Araquari e Joinville são os municípios de Santa Catarina a entrarem no grande mapa das montadoras de carro no Brasil com BMW e GM.

O nordeste tem na Bahia um abrigo para a Ford, na cidade de Camaçari. Enquanto a cidade de Goiana, em Pernambuco, conta com a Ford.

Goiás, único estado do centro-oeste a figurar no democratizado parque fabril da indústria automotiva nacional, tem nas cidades de Anápolis e Catalão as montadoras Caoa, Mitsubishi e Suzuki.

O cenário de alguma prosperidade e muito protagonismo das montadoras de carro no Brasil – e da própria indústria automobilística nacional em si, tem sido desafiado por alterações sensíveis experimentadas pelo conceito de mobilidade urbana.

Conforme as inovações tecnológicas se acumulam e colocam em xeque a sustentabilidade de um modelo de locomoção baseado em automóveis individuais – e até no sistema rodoviário como um todo, as montadoras têm visto aumentar a necessidade de deixar a alcunha que as define como ‘fabricantes de automóveis’ para se tornarem definitivamente ofertantes de mobilidade, no sentido amplo.

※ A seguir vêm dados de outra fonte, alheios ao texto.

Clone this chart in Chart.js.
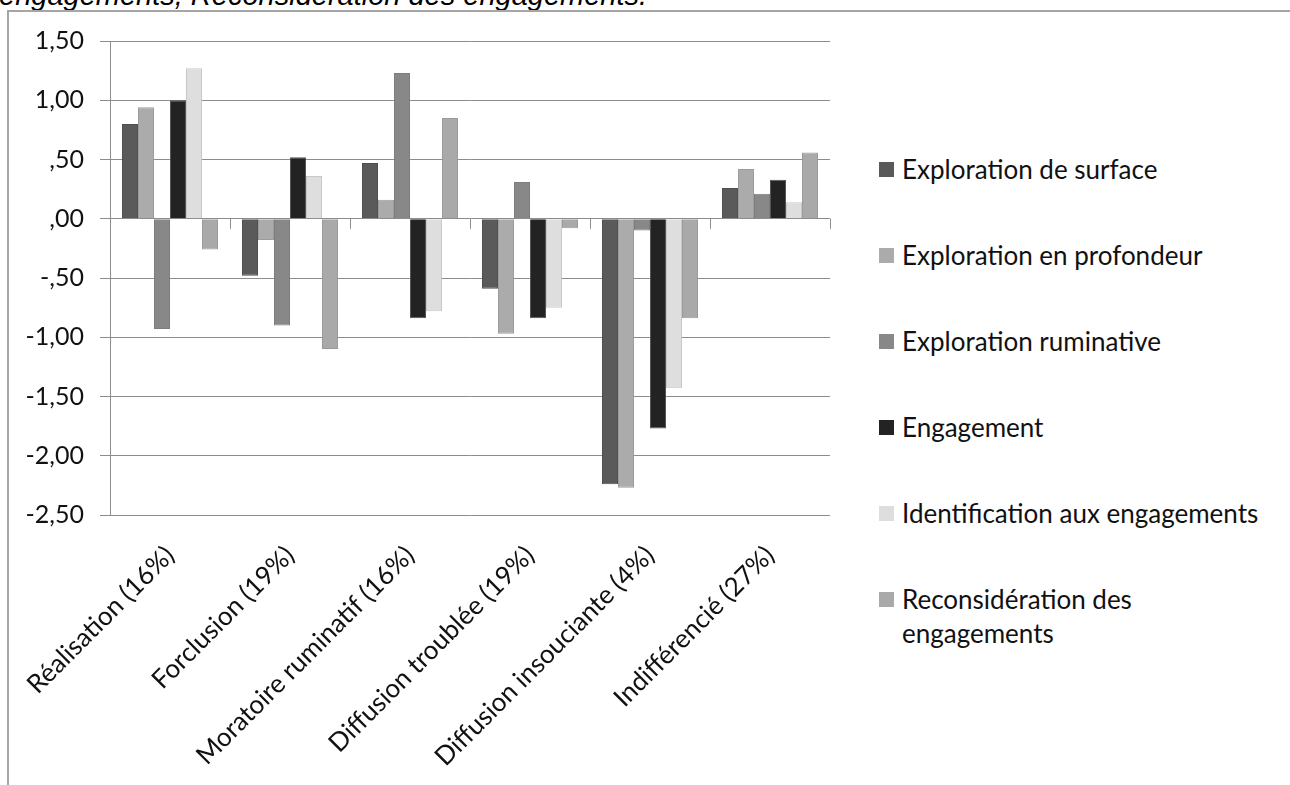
<!DOCTYPE html>
<html>
<head>
<meta charset="utf-8">
<script src="https://cdn.jsdelivr.net/npm/chart.js@4"></script>
<style>
  html, body { margin: 0; padding: 0; background: #fff; overflow: hidden; }
  body { width: 1290px; height: 785px; position: relative; font-family: Lato, "Open Sans", sans-serif; }
  #caption { position: absolute; left: -1px; top: -19px; font: italic 29px "Liberation Sans", Arial, sans-serif; line-height: 29px; color: #000; white-space: nowrap; }
  #cadre { position: absolute; left: 7px; top: 10px; right: -5px; bottom: -5px; border-top: 2px solid #a6a6a6; border-left: 2px solid #a6a6a6; pointer-events: none; }
  #zone { position: absolute; left: 0; top: 0; width: 850px; height: 785px; }
  #legende { position: absolute; left: 879px; top: 152px; margin: 0; padding: 0; list-style: none; }
  #legende li { display: flex; align-items: flex-start; height: 86px; font-size: 26px; line-height: 34px; color: #111; }
  #legende .carre { width: 15px; height: 15px; margin-top: 10px; margin-right: 8px; flex: none; }
  #legende .txt { width: 372px; }
</style>
</head>
<body>
<div id="caption">engagements, Reconsidération des engagements.</div>
<div id="cadre"></div>
<div id="zone"><canvas id="graphe"></canvas></div>
<ul id="legende"></ul>
<script>
// données
var categories = ['Réalisation (16%)', 'Forclusion (19%)', 'Moratoire ruminatif (16%)', 'Diffusion troublée (19%)', 'Diffusion insouciante (4%)', 'Indifférencié (27%)'];
var series = ['Exploration de surface', 'Exploration en profondeur', 'Exploration ruminative', 'Engagement', 'Identification aux engagements', 'Reconsidération des engagements'];
var explorationSurface = [0.80, -0.48, 0.47, -0.59, -2.24, 0.26];
var explorationProfondeur = [0.94, -0.18, 0.16, -0.97, -2.27, 0.42];
var explorationRuminative = [-0.93, -0.90, 1.23, 0.31, -0.10, 0.21];
var engagement = [1.00, 0.52, -0.84, -0.84, -1.77, 0.33];
var identification = [1.27, 0.36, -0.78, -0.75, -1.43, 0.14];
var reconsideration = [-0.26, -1.10, 0.85, -0.08, -0.84, 0.56];
var yTickLabels = ['-2,50', '-2,00', '-1,50', '-1,00', '-,50', ',00', ',50', '1,00', '1,50'];

var couleurs = ['#5a5a5a', '#ababab', '#888888', '#232323', '#dedede', '#a9a9a9'];
var bordures = ['#4f4f4f', '#9c9c9c', '#7d7d7d', '#555555', '#c8c8c8', '#9a9a9a'];
var valeurs = [explorationSurface, explorationProfondeur, explorationRuminative, engagement, identification, reconsideration];

var datasets = [];
for (var n = 0; n < series.length; n++) {
  datasets.push({
    label: series[n],
    data: valeurs[n],
    backgroundColor: couleurs[n],
    borderColor: bordures[n],
    borderWidth: 1,
    categoryPercentage: 0.8,
    barPercentage: 1.0,
  });
}

// petits traits sur la ligne du zéro, entre les catégories
var traitsZero = {
  id: 'traitsZero',
  afterDraw: function (chart) {
    var ctx = chart.ctx;
    var x = chart.scales.x;
    var y0 = chart.scales.y.getPixelForValue(0);
    ctx.save();
    ctx.strokeStyle = '#8c8c8c';
    ctx.lineWidth = 1;
    for (var i = 0; i <= categories.length; i++) {
      var px = Math.round(x.getPixelForValue(i - 0.5)) + 0.5;
      ctx.beginPath();
      ctx.moveTo(px, y0);
      ctx.lineTo(px, y0 + 10);
      ctx.stroke();
    }
    ctx.restore();
  },
};

var ctx = document.getElementById('graphe').getContext('2d');
var myChart = new Chart(ctx, {
  type: 'bar',
  data: { labels: categories, datasets: datasets },
  plugins: [traitsZero],
  options: {
    responsive: true,
    maintainAspectRatio: false,
    animation: false,
    layout: { padding: { top: 41, right: 20, bottom: 0, left: 0 } },
    plugins: { legend: { display: false }, tooltip: { enabled: false } },
    scales: {
      x: {
        grid: { display: false },
        border: { display: false },
        ticks: {
          minRotation: 45, maxRotation: 45, autoSkip: false, padding: 17,
          color: '#111', font: { family: 'Lato', size: 26 },
        },
        afterFit: function (s) { s.height = 270; s.paddingLeft = 0; s.paddingRight = 0; },
      },
      y: {
        min: -2.5, max: 1.5,
        ticks: {
          stepSize: 0.5, padding: 16, color: '#111', font: { family: 'Lato', size: 25 },
          callback: function (v, i) { return yTickLabels[i]; },
        },
        grid: { color: '#8c8c8c', lineWidth: 1, tickLength: 10, tickColor: '#8c8c8c' },
        border: { color: '#8c8c8c', width: 1 },
        afterFit: function (s) { s.width = 110; },
      },
    },
  },
});

// légende à droite
var ul = document.getElementById('legende');
myChart.data.datasets.forEach(function (d) {
  var li = document.createElement('li');
  var c = document.createElement('span');
  c.className = 'carre';
  c.style.background = d.backgroundColor;
  var t = document.createElement('span');
  t.className = 'txt';
  t.textContent = d.label;
  li.appendChild(c);
  li.appendChild(t);
  ul.appendChild(li);
});
</script>
</body>
</html>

Em reportagem publicada no mês de fevereiro pelo Jornal Novo Varejo, por exemplo, a publicação traz exemplos de montadoras que estão acoplando também itens como a locação de veículos e a oferta de serviços de mobilidade compartilhada dentro de seus escopos de negócio.

Quais serão os próximos capítulos das montadoras de carro no Brasil? Com o advento de novas potências industriais, podemos ter novidades nos próximos anos.